Evgenia: Yeah, no, I couldn’t agree more. Your deck is your business card, frankly, and so unless you’ve spent time on it and shared it with people, it just doesn’t work. Sort of the little bit of that question was about should I wait for a partner meeting? Don’t be that person. VCs are constructed of people of different levels, but we all work as a team and every single person is important and every opinion is valued. If your title on the card is an analyst or an associate, it doesn’t matter. They are the gateway to then go and pitch your business to the rest of the team, so everyone is equally important, the same way that every single developer in your business is important and not just your CTO.
Evgenia: Then in terms of where the people … the challenges that they face, I think less is focus. Us being able to help the founders and hold their hand through the journey of fundraising very similar to what I feel I mentioned. It’s very exciting where a lot of our businesses all of a sudden get a lot of in-bound and you kind of can get a little bit carried away.

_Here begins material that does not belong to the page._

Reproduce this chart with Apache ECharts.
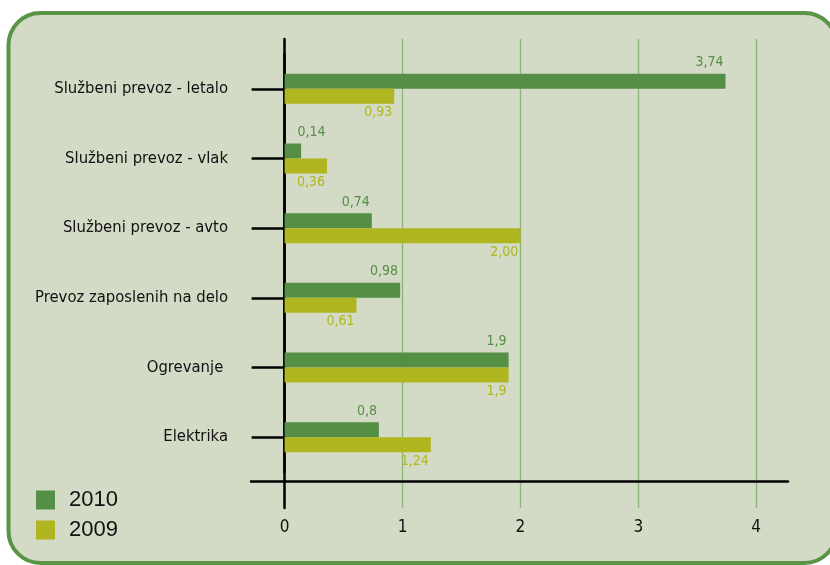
<!DOCTYPE html>
<html>
<head>
<meta charset="utf-8">
<script src="https://cdn.jsdelivr.net/npm/echarts@6/dist/echarts.min.js"></script>
<style>
html,body{margin:0;padding:0;background:#ffffff;}
#chart{width:830px;height:565px;}
</style>
</head>
<body>
<div id="chart"></div>
<script>
const categories = ['Službeni prevoz - letalo','Službeni prevoz - vlak','Službeni prevoz - avto','Prevoz zaposlenih na delo','Ogrevanje ','Elektrika'];
const values2010 = [3.74, 0.14, 0.74, 0.98, 1.9, 0.8];
const values2009 = [0.93, 0.36, 2.00, 0.61, 1.9, 1.24];
const labels2010 = ['3,74','0,14','0,74','0,98','1,9','0,8'];
const labels2009 = ['0,93','0,36','2,00','0,61','1,9','1,24'];
const seriesNames = ['2010','2009'];

const NARROW = "'DejaVu Sans Condensed','Liberation Sans',sans-serif";
const C2010 = '#558f46';
const C2009 = '#afb61f';
const XMIN = -0.285, XMAX = 4.27;

// very short bars: label starts just right of the axis instead of ending at the bar tip
function items(values, top) {
  return values.map(v => v < 0.3
    ? {value: v, label: {position: top ? ['0%', 0] : ['0%', '100%'], align: 'left', offset: [13, top ? -4 : 2]}}
    : v);
}

const chart = echarts.init(document.getElementById('chart'));
chart.setOption({
  animation: false,
  graphic: [{
    type: 'rect', z: -10, silent: true,
    shape: {x: 8.5, y: 13, width: 828, height: 550, r: 32},
    style: {fill: '#d3dac5', stroke: '#5a9447', lineWidth: 4}
  }],
  legend: {
    data: seriesNames,
    orient: 'vertical',
    left: 36, top: 489, padding: 0,
    itemWidth: 19, itemHeight: 19, itemGap: 8,
    icon: 'rect',
    textStyle: {fontSize: 22, color: '#111', fontFamily: "'Liberation Sans',sans-serif", padding: [0,0,0,9]}
  },
  grid: [
    {left: 251, right: 42, top: 54, bottom: 93, outerBoundsMode: 'none', containLabel: false},
    {left: 251, right: 42, top: 39, bottom: 57, outerBoundsMode: 'none', containLabel: false}
  ],
  xAxis: [
    {
      gridIndex: 0, type: 'value', min: XMIN, max: XMAX,
      offset: 9,
      axisLine: {show: true, lineStyle: {color: '#000', width: 2.5}},
      axisTick: {show: false}, axisLabel: {show: false}, splitLine: {show: false}
    },
    {
      gridIndex: 1, type: 'value', min: XMIN, max: XMAX,
      axisLine: {show: false},
      axisTick: {show: false},
      axisLabel: {
        showMinLabel: false, showMaxLabel: false, margin: 11,
        fontSize: 17, color: '#111', fontFamily: NARROW,
        formatter: v => Number.isInteger(v) ? String(v) : ''
      },
      splitLine: {show: true, showMinLine: false, showMaxLine: false, lineStyle: {color: '#8db77a', width: 1.3}}
    }
  ],
  yAxis: [
    {
      gridIndex: 0, type: 'category', inverse: true, data: categories,
      axisLine: {show: true, onZero: true, lineStyle: {color: '#000', width: 2.5}},
      axisTick: {show: true, alignWithLabel: true, length: 33, lineStyle: {color: '#000', width: 2.5}},
      axisLabel: {margin: 23, fontSize: 16.5, color: '#111', fontFamily: NARROW}
    },
    {
      gridIndex: 1, type: 'category', inverse: true, data: categories,
      axisLine: {show: true, onZero: true, lineStyle: {color: '#000', width: 2.5}},
      axisTick: {show: false}, axisLabel: {show: false}
    }
  ],
  series: [
    {
      name: seriesNames[0], type: 'bar', xAxisIndex: 0, yAxisIndex: 0,
      data: items(values2010, true), barWidth: 15, barGap: '0%',
      itemStyle: {color: C2010},
      label: {
        show: true, position: ['100%', 0], align: 'right', verticalAlign: 'bottom',
        offset: [-2, -4], fontSize: 14, color: C2010, fontFamily: NARROW,
        formatter: p => labels2010[p.dataIndex]
      }
    },
    {
      name: seriesNames[1], type: 'bar', xAxisIndex: 0, yAxisIndex: 0,
      data: items(values2009, false), barWidth: 15, barGap: '0%',
      itemStyle: {color: C2009},
      label: {
        show: true, position: ['100%', '100%'], align: 'right', verticalAlign: 'top',
        offset: [-2, 2], fontSize: 14, color: C2009, fontFamily: NARROW,
        formatter: p => labels2009[p.dataIndex]
      }
    }
  ]
});
</script>
</body>
</html>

I think it’s about maintaining a sane head and kind of taking a step back and saying, “Okay, who is the right partner for me for the next stage, both in terms of the fund but also in the person,” because they’re going to be on your board and you can’t kick us out. It’s very hard. So that’s also a very important decision. We are there to help. In fact, as VCs, we work for you and kind of not the other way around.
Cristina: Great. Thank you so much. We are out of time. There’s people dropping the mics already, so I’ll ask for a round of applause to our amazing panelists.